#### DATA SECTION ####

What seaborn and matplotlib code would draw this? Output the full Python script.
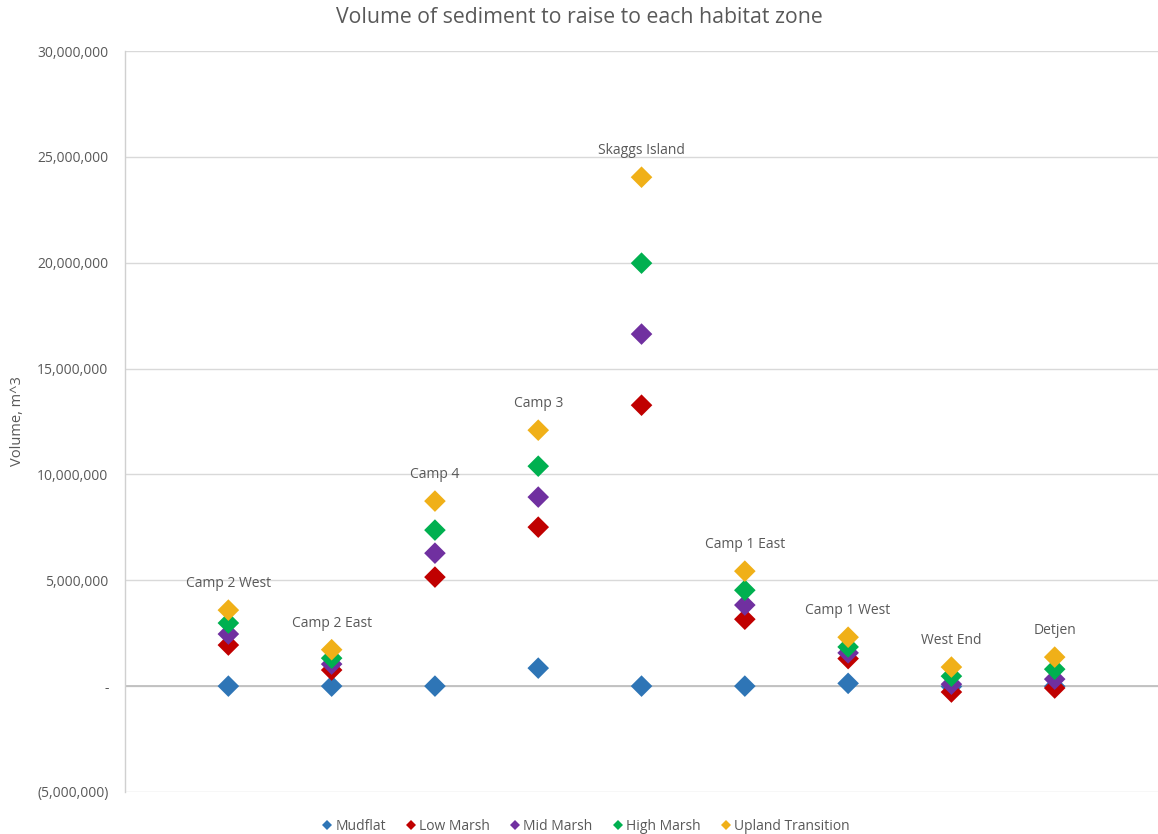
import matplotlib
matplotlib.use("Agg")
import matplotlib.pyplot as plt
from matplotlib.ticker import FuncFormatter, MultipleLocator
from matplotlib.lines import Line2D
import seaborn as sns
import pandas as pd
import numpy as np

# Sites along the x axis
sites = ["Camp 2 West", "Camp 2 East", "Camp 4", "Camp 3", "Skaggs Island",
         "Camp 1 East", "Camp 1 West", "West End", "Detjen"]

# Sediment volume (m^3) needed to raise each site to the given habitat zone
mudflat = [0, 0, 0, 850_000, 0, 0, 130_000, -20_000, -10_000]
low_marsh = [1_940_000, 760_000, 5_150_000, 7_510_000, 13_270_000,
             3_160_000, 1_300_000, -280_000, -90_000]
mid_marsh = [2_460_000, 1_040_000, 6_280_000, 8_930_000, 16_630_000,
             3_830_000, 1_570_000, 90_000, 330_000]
high_marsh = [2_980_000, 1_320_000, 7_370_000, 10_390_000, 19_980_000,
              4_530_000, 1_850_000, 470_000, 800_000]
upland = [3_590_000, 1_720_000, 8_740_000, 12_090_000, 24_040_000,
          5_430_000, 2_310_000, 900_000, 1_370_000]

zones = ["Mudflat", "Low Marsh", "Mid Marsh", "High Marsh", "Upland Transition"]
series = [mudflat, low_marsh, mid_marsh, high_marsh, upland]
colors = ["#2E75B6", "#C00000", "#7030A0", "#00B050", "#F0B018"]

df = pd.DataFrame({
    "site": np.tile(sites, len(zones)),
    "zone": np.repeat(zones, len(sites)),
    "volume": np.concatenate(series),
})

sns.set_theme(style="white")
plt.rcParams["font.family"] = ["Open Sans", "DejaVu Sans"]
text_grey = "#595959"

fig = plt.figure(figsize=(11.58, 8.34), dpi=100)
ax = fig.add_axes([0.108, 0.0504, 0.892, 0.8884])

sns.stripplot(data=df, x="site", y="volume", hue="zone", order=sites,
              hue_order=zones, palette=colors, jitter=False, dodge=False,
              marker="D", size=11, linewidth=0, ax=ax, legend=False, zorder=3)

ax.set_xlim(-1, len(sites))
ax.set_ylim(-5_000_000, 30_000_000)
ax.yaxis.set_major_locator(MultipleLocator(5_000_000))


def fmt(v, pos):
    if abs(v) < 1:
        return "-"
    if v < 0:
        return "({:,.0f})".format(-v)
    return "{:,.0f}".format(v)


ax.yaxis.set_major_formatter(FuncFormatter(fmt))
ax.tick_params(axis="y", labelsize=10, labelcolor=text_grey, length=0, pad=12)
ax.set_xticks([])
ax.set_xlabel("")
ax.set_ylabel("Volume, m^3", fontsize=10.5, color=text_grey, labelpad=9)

ax.grid(axis="y", color="#d9d9d9", linewidth=1)
ax.axhline(0, color="#bfbfbf", linewidth=1.3, zorder=1)
for side in ["top", "right", "bottom"]:
    ax.spines[side].set_visible(False)
ax.spines["left"].set_color("#d0d0d0")
ax.spines["left"].set_linewidth(1)

# Site names above the topmost marker of each cluster
for i, (name, top) in enumerate(zip(sites, upland)):
    ax.annotate(name, (i, top), xytext=(0, 19), textcoords="offset points",
                ha="center", va="center", fontsize=10, color=text_grey)

fig.suptitle("Volume of sediment to raise to each habitat zone",
             y=0.979, va="center", fontsize=15.3, color=text_grey)

handles = [Line2D([], [], linestyle="none", marker="D", markersize=5.5,
                  markerfacecolor=c, markeredgewidth=0) for c in colors]
fig.legend(handles, zones, loc="center", bbox_to_anchor=(0.505, 0.0095),
           ncol=5, frameon=False, fontsize=10, handletextpad=0.1,
           columnspacing=1.3, handlelength=1.0, labelcolor=text_grey)

fig.savefig("out.png", dpi=100)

####

REQUEST → Copy the whole of the material above exactly, but not its images.

ANSWER IN FULL →
What seaborn and matplotlib code would draw this? Output the full Python script.
import matplotlib
matplotlib.use("Agg")
import matplotlib.pyplot as plt
from matplotlib.ticker import FuncFormatter, MultipleLocator
from matplotlib.lines import Line2D
import seaborn as sns
import pandas as pd
import numpy as np

# Sites along the x axis
sites = ["Camp 2 West", "Camp 2 East", "Camp 4", "Camp 3", "Skaggs Island",
         "Camp 1 East", "Camp 1 West", "West End", "Detjen"]

# Sediment volume (m^3) needed to raise each site to the given habitat zone
mudflat = [0, 0, 0, 850_000, 0, 0, 130_000, -20_000, -10_000]
low_marsh = [1_940_000, 760_000, 5_150_000, 7_510_000, 13_270_000,
             3_160_000, 1_300_000, -280_000, -90_000]
mid_marsh = [2_460_000, 1_040_000, 6_280_000, 8_930_000, 16_630_000,
             3_830_000, 1_570_000, 90_000, 330_000]
high_marsh = [2_980_000, 1_320_000, 7_370_000, 10_390_000, 19_980_000,
              4_530_000, 1_850_000, 470_000, 800_000]
upland = [3_590_000, 1_720_000, 8_740_000, 12_090_000, 24_040_000,
          5_430_000, 2_310_000, 900_000, 1_370_000]

zones = ["Mudflat", "Low Marsh", "Mid Marsh", "High Marsh", "Upland Transition"]
series = [mudflat, low_marsh, mid_marsh, high_marsh, upland]
colors = ["#2E75B6", "#C00000", "#7030A0", "#00B050", "#F0B018"]

df = pd.DataFrame({
    "site": np.tile(sites, len(zones)),
    "zone": np.repeat(zones, len(sites)),
    "volume": np.concatenate(series),
})

sns.set_theme(style="white")
plt.rcParams["font.family"] = ["Open Sans", "DejaVu Sans"]
text_grey = "#595959"

fig = plt.figure(figsize=(11.58, 8.34), dpi=100)
ax = fig.add_axes([0.108, 0.0504, 0.892, 0.8884])

sns.stripplot(data=df, x="site", y="volume", hue="zone", order=sites,
              hue_order=zones, palette=colors, jitter=False, dodge=False,
              marker="D", size=11, linewidth=0, ax=ax, legend=False, zorder=3)

ax.set_xlim(-1, len(sites))
ax.set_ylim(-5_000_000, 30_000_000)
ax.yaxis.set_major_locator(MultipleLocator(5_000_000))


def fmt(v, pos):
    if abs(v) < 1:
        return "-"
    if v < 0:
        return "({:,.0f})".format(-v)
    return "{:,.0f}".format(v)


ax.yaxis.set_major_formatter(FuncFormatter(fmt))
ax.tick_params(axis="y", labelsize=10, labelcolor=text_grey, length=0, pad=12)
ax.set_xticks([])
ax.set_xlabel("")
ax.set_ylabel("Volume, m^3", fontsize=10.5, color=text_grey, labelpad=9)

ax.grid(axis="y", color="#d9d9d9", linewidth=1)
ax.axhline(0, color="#bfbfbf", linewidth=1.3, zorder=1)
for side in ["top", "right", "bottom"]:
    ax.spines[side].set_visible(False)
ax.spines["left"].set_color("#d0d0d0")
ax.spines["left"].set_linewidth(1)

# Site names above the topmost marker of each cluster
for i, (name, top) in enumerate(zip(sites, upland)):
    ax.annotate(name, (i, top), xytext=(0, 19), textcoords="offset points",
                ha="center", va="center", fontsize=10, color=text_grey)

fig.suptitle("Volume of sediment to raise to each habitat zone",
             y=0.979, va="center", fontsize=15.3, color=text_grey)

handles = [Line2D([], [], linestyle="none", marker="D", markersize=5.5,
                  markerfacecolor=c, markeredgewidth=0) for c in colors]
fig.legend(handles, zones, loc="center", bbox_to_anchor=(0.505, 0.0095),
           ncol=5, frameon=False, fontsize=10, handletextpad=0.1,
           columnspacing=1.3, handlelength=1.0, labelcolor=text_grey)

fig.savefig("out.png", dpi=100)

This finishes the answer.